Take every line from the first down to the line with "const fmt = v" and set it down exactly, without the pictures.

-- Start DATASET RECORDS --

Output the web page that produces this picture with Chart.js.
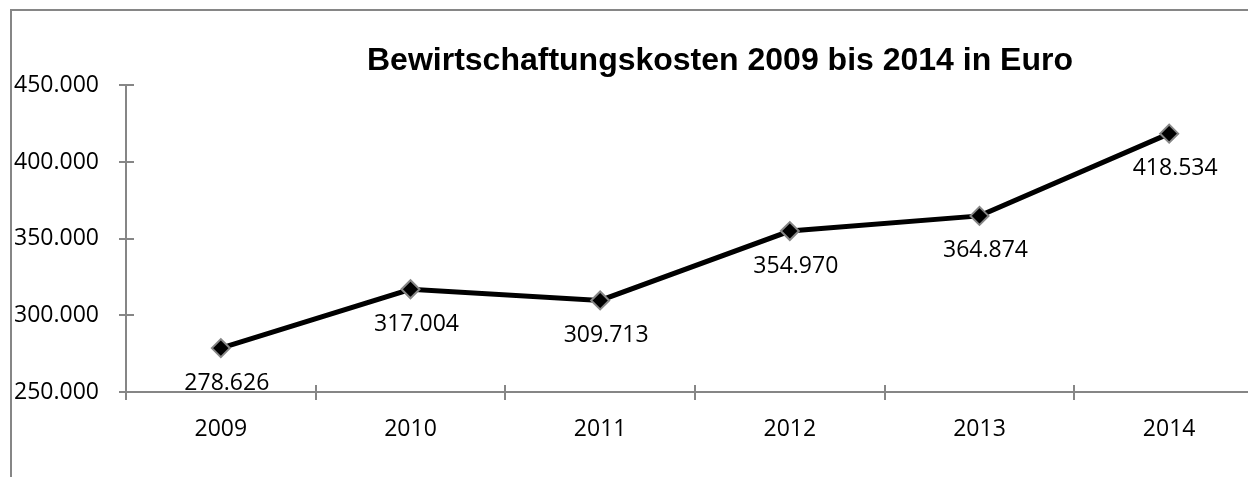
<!DOCTYPE html>
<html>
<head>
<meta charset="utf-8">
<script src="https://cdn.jsdelivr.net/npm/chart.js@4/dist/chart.umd.min.js"></script>
<style>
  html, body { margin: 0; padding: 0; background: #fff; overflow: hidden; }
  #wrap { width: 1426px; height: 477px; }
</style>
</head>
<body>
<div id="wrap"><canvas id="kosten"></canvas></div>
<script>
// Daten
const jahre = ['2009', '2010', '2011', '2012', '2013', '2014'];
const kosten = [278626, 317004, 309713, 354970, 364874, 418534];
const yTicks = [250000, 300000, 350000, 400000, 450000];

const grau = '#868686';
const schrift = "'Open Sans', 'Noto Sans', sans-serif";

// Zahl im deutschen Format: 278.626
const fmt = v => Math.round(v).toString().replace(/\B(?=(\d{3})+(?!\d))/g, '.');

// Rahmen links und oben
const rahmen = {
    id: 'rahmen',
    beforeDraw(chart) {
        const c = chart.ctx;
        c.save();
        c.strokeStyle = grau;
        c.lineWidth = 2;
        c.beginPath();
        c.moveTo(11, chart.height);
        c.lineTo(11, 10);
        c.lineTo(chart.width, 10);
        c.stroke();
        c.restore();
    }
};

// Innere Hälfte der Teilstriche (Excel-Stil: Striche kreuzen die Achse)
const kreuzStriche = {
    id: 'kreuzStriche',
    afterDraw(chart) {
        const c = chart.ctx, x = chart.scales.x, y = chart.scales.y;
        c.save();
        c.strokeStyle = grau;
        c.lineWidth = 2;
        c.beginPath();
        const schritt = (x.right - x.left) / jahre.length;
        for (let i = 0; i <= jahre.length; i++) {
            const px = Math.round(x.left + i * schritt);
            c.moveTo(px, y.bottom);
            c.lineTo(px, y.bottom - 7);
        }
        y.ticks.forEach(t => {
            const py = Math.round(y.getPixelForValue(t.value));
            c.moveTo(x.left, py);
            c.lineTo(x.left + 8, py);
        });
        c.stroke();
        c.restore();
    }
};

// Datenbeschriftungen unter den Punkten
const werte = {
    id: 'werte',
    afterDatasetsDraw(chart) {
        const c = chart.ctx;
        const meta = chart.getDatasetMeta(0);
        c.save();
        c.font = '23px ' + schrift;
        c.fillStyle = '#000';
        c.textAlign = 'center';
        c.textBaseline = 'middle';
        meta.data.forEach((pt, i) => {
            c.fillText(fmt(kosten[i]), pt.x + 6, pt.y + 35);
        });
        c.restore();
    }
};

new Chart(document.getElementById('kosten'), {
    type: 'line',
    data: {
        labels: jahre,
        datasets: [{
            data: kosten,
            borderColor: '#000',
            borderWidth: 5,
            pointStyle: 'rectRot',
            pointRadius: 9,
            pointBackgroundColor: '#000',
            pointBorderColor: grau,
            pointBorderWidth: 2,
            tension: 0
        }]
    },
    options: {
        responsive: true,
        maintainAspectRatio: false,
        animation: false,
        layout: { padding: { left: 14, top: 0, right: 0, bottom: 0 } },
        plugins: {
            legend: { display: false },
            tooltip: { enabled: false },
            title: {
                display: true,
                text: 'Bewirtschaftungskosten 2009 bis 2014 in Euro',
                color: '#000',
                font: { family: "'Liberation Sans', Arial, sans-serif", size: 32, weight: 'bold', lineHeight: 1.2 },
                padding: { top: 42, bottom: 5 }
            }
        },
        scales: {
            x: {
                offset: true,
                grid: { display: true, drawOnChartArea: false, offset: true, color: grau, lineWidth: 2, tickLength: 8 },
                border: { color: grau, width: 2 },
                ticks: { color: '#000', font: { family: schrift, size: 23 }, padding: 16, maxRotation: 0 },
                afterFit: s => { s.height = 85; }
            },
            y: {
                min: 250000,
                max: 450000,
                afterBuildTicks: s => { s.ticks = yTicks.map(v => ({ value: v })); },
                grid: { display: true, drawOnChartArea: false, color: grau, lineWidth: 2, tickLength: 7 },
                border: { color: grau, width: 2 },
                ticks: {
                    color: '#000',
                    font: { family: schrift, size: 23 },
                    crossAlign: 'far',
                    callback: v => fmt(v)
                },
                afterFit: s => { s.width = 112; }
            },
            // unsichtbare Achse rechts, damit die Zeichenfläche bei ~1264 px endet
            rechts: {
                position: 'right',
                display: true,
                grid: { display: false },
                border: { display: false },
                ticks: { display: false },
                afterFit: s => { s.width = 162; }
            }
        }
    },
    plugins: [rahmen, kreuzStriche, werte]
});
</script>
</body>
</html>
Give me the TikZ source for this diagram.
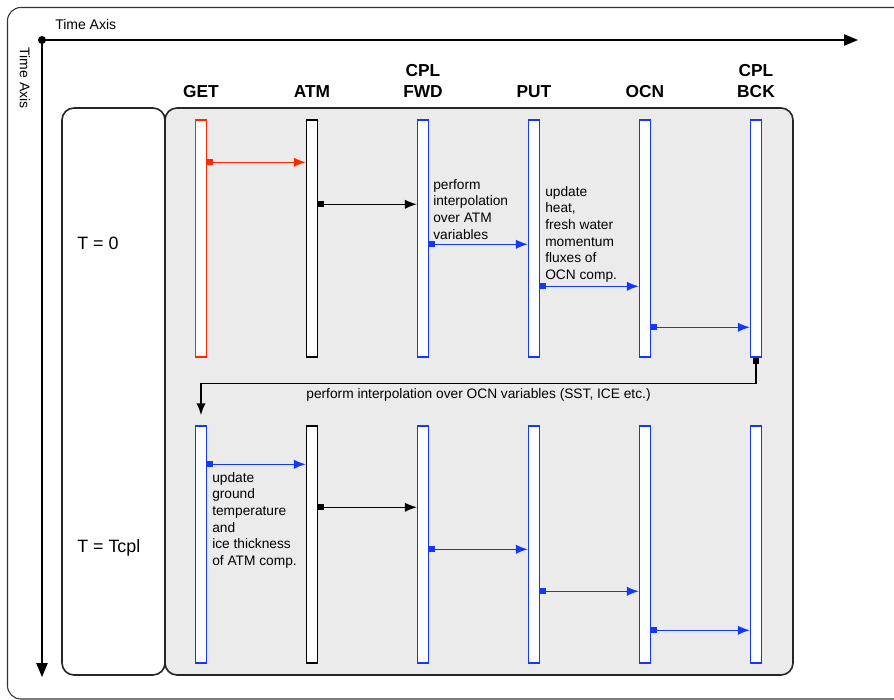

-- End DATASET RECORDS --

FINISHED TASK
Output the web page that produces this picture with Chart.js.
<!DOCTYPE html>
<html>
<head>
<meta charset="utf-8">
<script src="https://cdn.jsdelivr.net/npm/chart.js@4/dist/chart.umd.min.js"></script>
<style>
  html, body { margin: 0; padding: 0; background: #fff; overflow: hidden; }
  #wrap { width: 1426px; height: 477px; }
</style>
</head>
<body>
<div id="wrap"><canvas id="kosten"></canvas></div>
<script>
// Daten
const jahre = ['2009', '2010', '2011', '2012', '2013', '2014'];
const kosten = [278626, 317004, 309713, 354970, 364874, 418534];
const yTicks = [250000, 300000, 350000, 400000, 450000];

const grau = '#868686';
const schrift = "'Open Sans', 'Noto Sans', sans-serif";

// Zahl im deutschen Format: 278.626
const fmt = v => Math.round(v).toString().replace(/\B(?=(\d{3})+(?!\d))/g, '.');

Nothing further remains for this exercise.